State the number of lines that contain the word "chart", and add nothing else.

+ + + + +

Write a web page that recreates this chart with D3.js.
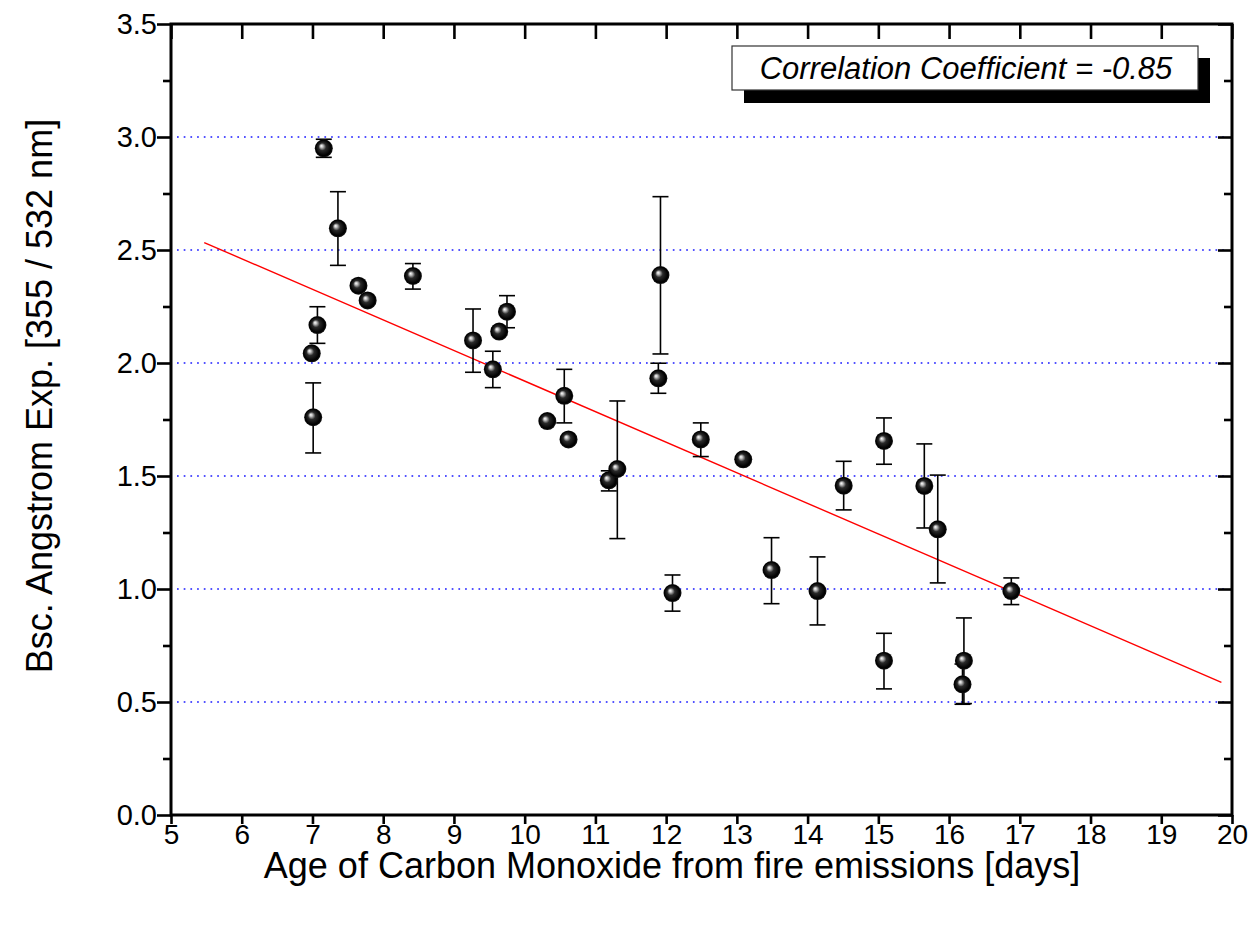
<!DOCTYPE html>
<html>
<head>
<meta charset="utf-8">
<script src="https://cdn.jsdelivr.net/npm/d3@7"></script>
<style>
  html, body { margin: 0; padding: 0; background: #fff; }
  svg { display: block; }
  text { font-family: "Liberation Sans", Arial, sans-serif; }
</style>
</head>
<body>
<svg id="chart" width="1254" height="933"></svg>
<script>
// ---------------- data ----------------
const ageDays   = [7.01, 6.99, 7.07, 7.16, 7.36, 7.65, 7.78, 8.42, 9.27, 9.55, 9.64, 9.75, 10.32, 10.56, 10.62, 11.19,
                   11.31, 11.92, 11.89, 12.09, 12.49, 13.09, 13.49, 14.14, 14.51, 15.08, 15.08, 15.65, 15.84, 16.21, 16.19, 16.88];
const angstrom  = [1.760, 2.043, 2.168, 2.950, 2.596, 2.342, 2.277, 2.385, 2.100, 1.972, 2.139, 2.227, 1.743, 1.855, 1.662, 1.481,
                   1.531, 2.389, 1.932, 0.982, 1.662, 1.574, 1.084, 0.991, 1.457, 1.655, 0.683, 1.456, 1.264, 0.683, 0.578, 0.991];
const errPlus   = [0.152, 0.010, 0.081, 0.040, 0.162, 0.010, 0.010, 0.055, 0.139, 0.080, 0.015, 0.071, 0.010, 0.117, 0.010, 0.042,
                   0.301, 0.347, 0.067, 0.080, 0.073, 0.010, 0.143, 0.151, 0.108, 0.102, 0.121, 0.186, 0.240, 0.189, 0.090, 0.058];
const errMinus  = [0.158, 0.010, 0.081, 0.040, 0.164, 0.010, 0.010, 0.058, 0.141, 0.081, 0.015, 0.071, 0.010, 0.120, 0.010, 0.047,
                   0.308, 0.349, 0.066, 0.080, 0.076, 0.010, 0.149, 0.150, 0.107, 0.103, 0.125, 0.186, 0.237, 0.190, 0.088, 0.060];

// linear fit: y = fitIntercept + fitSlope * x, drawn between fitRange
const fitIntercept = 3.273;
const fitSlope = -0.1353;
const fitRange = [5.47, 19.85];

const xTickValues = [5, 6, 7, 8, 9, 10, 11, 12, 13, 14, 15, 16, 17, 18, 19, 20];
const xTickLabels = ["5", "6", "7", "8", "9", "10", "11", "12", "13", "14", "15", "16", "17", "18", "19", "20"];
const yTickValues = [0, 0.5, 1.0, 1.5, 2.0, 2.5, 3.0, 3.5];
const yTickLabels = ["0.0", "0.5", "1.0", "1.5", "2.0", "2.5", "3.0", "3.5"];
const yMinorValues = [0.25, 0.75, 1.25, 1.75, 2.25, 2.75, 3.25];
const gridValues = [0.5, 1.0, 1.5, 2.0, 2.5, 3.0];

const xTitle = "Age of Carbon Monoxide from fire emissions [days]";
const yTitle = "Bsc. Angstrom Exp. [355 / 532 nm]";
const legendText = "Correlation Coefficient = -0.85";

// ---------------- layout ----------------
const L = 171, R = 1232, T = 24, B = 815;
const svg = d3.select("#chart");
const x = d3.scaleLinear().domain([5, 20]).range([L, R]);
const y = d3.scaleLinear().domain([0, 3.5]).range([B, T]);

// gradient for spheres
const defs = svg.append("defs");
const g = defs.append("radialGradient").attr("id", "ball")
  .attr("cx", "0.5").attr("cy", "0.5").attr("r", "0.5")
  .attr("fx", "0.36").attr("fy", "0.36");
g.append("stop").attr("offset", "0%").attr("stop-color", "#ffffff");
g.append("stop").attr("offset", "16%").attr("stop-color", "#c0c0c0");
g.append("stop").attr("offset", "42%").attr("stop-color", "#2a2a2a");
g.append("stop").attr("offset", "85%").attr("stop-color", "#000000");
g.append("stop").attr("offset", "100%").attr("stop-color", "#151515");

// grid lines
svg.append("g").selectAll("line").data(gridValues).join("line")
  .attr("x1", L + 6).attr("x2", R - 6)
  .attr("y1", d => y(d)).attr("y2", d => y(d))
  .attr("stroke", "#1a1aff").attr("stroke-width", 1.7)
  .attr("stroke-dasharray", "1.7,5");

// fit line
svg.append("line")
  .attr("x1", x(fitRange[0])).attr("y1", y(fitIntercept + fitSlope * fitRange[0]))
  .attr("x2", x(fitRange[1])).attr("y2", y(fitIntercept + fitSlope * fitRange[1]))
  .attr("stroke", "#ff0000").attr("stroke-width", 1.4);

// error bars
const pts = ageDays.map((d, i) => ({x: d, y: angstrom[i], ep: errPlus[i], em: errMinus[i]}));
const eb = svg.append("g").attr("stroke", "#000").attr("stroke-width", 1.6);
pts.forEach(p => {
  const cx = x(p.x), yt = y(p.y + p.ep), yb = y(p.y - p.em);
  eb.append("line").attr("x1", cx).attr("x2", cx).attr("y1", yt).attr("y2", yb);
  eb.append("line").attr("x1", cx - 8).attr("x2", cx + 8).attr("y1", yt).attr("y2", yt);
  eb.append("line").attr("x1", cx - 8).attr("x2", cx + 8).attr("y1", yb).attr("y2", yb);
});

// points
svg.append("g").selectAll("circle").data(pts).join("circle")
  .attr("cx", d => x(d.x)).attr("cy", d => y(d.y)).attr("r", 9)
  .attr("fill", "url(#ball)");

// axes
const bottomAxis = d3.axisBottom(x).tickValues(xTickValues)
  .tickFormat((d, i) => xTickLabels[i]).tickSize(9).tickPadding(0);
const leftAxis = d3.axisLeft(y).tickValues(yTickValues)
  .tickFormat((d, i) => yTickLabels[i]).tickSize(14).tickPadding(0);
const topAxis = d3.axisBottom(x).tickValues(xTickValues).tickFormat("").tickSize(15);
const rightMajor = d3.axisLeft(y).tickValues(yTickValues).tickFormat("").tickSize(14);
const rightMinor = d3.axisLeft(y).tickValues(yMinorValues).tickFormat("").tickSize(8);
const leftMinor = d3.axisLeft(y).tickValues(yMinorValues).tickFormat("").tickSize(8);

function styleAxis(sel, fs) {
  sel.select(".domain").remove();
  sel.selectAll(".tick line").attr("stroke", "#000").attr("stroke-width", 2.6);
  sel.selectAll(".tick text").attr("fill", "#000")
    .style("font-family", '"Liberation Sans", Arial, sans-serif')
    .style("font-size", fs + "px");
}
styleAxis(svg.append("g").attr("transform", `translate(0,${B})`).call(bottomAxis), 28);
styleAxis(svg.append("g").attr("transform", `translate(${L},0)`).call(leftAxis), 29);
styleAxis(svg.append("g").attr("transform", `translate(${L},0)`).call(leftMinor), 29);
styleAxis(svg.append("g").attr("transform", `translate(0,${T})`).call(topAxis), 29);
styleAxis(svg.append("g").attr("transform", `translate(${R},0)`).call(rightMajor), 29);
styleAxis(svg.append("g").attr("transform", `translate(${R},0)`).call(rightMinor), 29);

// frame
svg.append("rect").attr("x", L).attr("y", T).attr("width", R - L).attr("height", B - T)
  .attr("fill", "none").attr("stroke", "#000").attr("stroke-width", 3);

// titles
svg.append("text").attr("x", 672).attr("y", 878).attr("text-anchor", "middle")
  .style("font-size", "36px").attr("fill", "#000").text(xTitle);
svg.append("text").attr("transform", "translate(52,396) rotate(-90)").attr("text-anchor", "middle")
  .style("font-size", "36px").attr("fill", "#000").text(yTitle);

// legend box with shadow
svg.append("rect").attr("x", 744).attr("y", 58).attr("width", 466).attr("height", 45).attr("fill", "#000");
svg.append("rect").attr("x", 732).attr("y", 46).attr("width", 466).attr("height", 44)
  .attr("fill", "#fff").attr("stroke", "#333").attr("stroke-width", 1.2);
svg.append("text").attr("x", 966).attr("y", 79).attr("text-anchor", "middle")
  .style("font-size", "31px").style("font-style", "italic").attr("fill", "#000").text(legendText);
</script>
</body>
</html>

+ + + + +

ANSWER IN FULL: 3